Хотя общество и не основано на контракте и вся эта контрактная гипотеза, придуманная для объяснения социальных обязанностей, совершенно бесполезна, но тем не менее каждый, пользующийся покровительством общества, обязан за это вознаграждением, и самый уже тот факт, что индивидуум живет в обществе, делает для него неизбежным существование обязанности исполнять известные правила поведения по отношению к другим людям. Эти правила состоят, во-первых, в том, чтобы не нарушать интересов других людей, или, правильнее сказать, тех их интересов, которые положительный или подразумеваемый закон признает за ними, как право; а, во-вторых, они состоят в том, что каждый должен выполнять приходящуюся на его долю часть (что должно быть определено на каком-либо справедливом основании) трудов и жертв, необходимых для защиты общества или его членов от вреда и обид. Общество имеет полное право принудить к выполнению этих обязанностей, если бы кто-либо вознамерился от них освободиться. Но не в этом только заключается власть общества над индивидуумом. Действия индивидуума, и не нарушая никаких установленных прав, могут вредить интересам других людей или могут не принимать их в должное внимание: хотя индивидуум в этом случае и не подлежит легальной каре, но справедливо может быть наказан карою общественного мнения. Как скоро поступок человека вредит интересам других людей, то общество, без сомнения, имеет право вмешаться, и здесь может возникнуть только вопрос о том, вмешательство общества в данной случае будет ли полезно для общего блага или вредно. Но никакого подобного вопроса о пользе или вреде общественного вмешательства и не может быть в том случае, когда действия индивидуума не касаются ничьих интересов, кроме его собственных, или касаются только интересов тех людей, которые сами того желают (при этом подразумевается конечно, что люди эти находятся в совершенном возрасте и полном обладании своих способностей). Во всех такого рода случаях индивидууму должна быть предоставлена полная свобода, и легальная, и социальная, действовать по своему усмотрению на свой риск.
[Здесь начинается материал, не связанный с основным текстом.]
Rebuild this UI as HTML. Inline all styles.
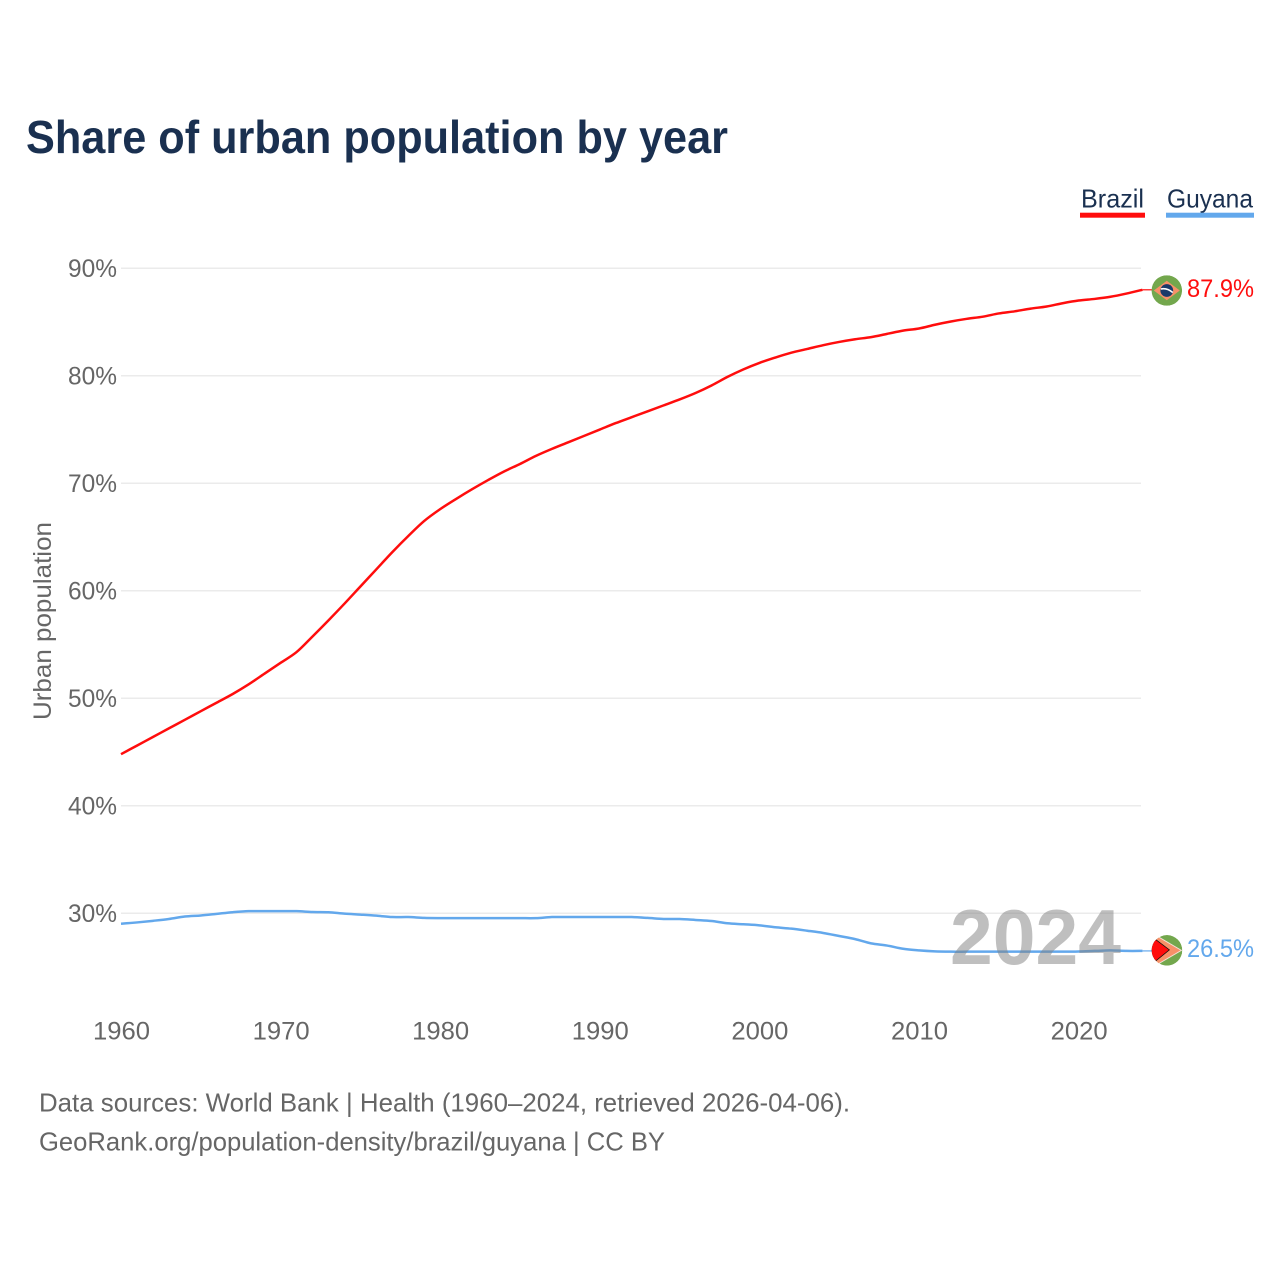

Мы имеем, конечно, полное право руководствоваться в поступках по отношению к известному индивидууму нашим дурным мнением о нем, - но только никак не в ущерб его индивидуальности, а не более как в пределах нашей собственной индивидуальной свободы. Так, например, мы не обязаны искать его общества, мы имеем право избегать его (но не высказывать этого явно), потому что имеем полное право избирать для себя то общество, которое нам более нравится. Мы имеем право, а может быть даже и обязанность, предостерегать от него других людей, если находим, что его пример или его разговор могут иметь дурное влияние. Во всем, в чем имеем право свободного выбора, мы можем оказывать предпочтение перед ним другим людям, с тем ограничением, впрочем, если это предпочтение не воздерживает нас от таких действий по отношению к нему, которые вели бы к его улучшению. Таким образом индивидуум может подвергаться весьма различным и весьма строгим карам от других людей за такие недостатки, которые непосредственно касаются только его самого; но он терпит эти кары только в той степени, в какой они непосредственно истекают из самих его недостатков, и подвергается им потому, что они составляют неизбежное, так сказать, естественное последствие его недостатков, а не потому, чтобы намеренно налагались на него, как наказание. Человек, который обнаруживает самонадеянность, упрямство, самодовольство, который не умеет довольствоваться умеренными средствами, не может воздержаться от вредных слабостей, предается чувственным наслаждениям в ущерб наслаждениям сердца и ума, - такой человек должен ожидать, что невысоко будет стоять во мнении других людей и не возбудит к себе большого расположения, и всякий ропот с его стороны будет совершенно неоснователен, если только не заслуживает он расположения людей какими-нибудь высокими социальными достоинствами и проявлению их не препятствуют те его личные недостоинства, которые касаются только его самого.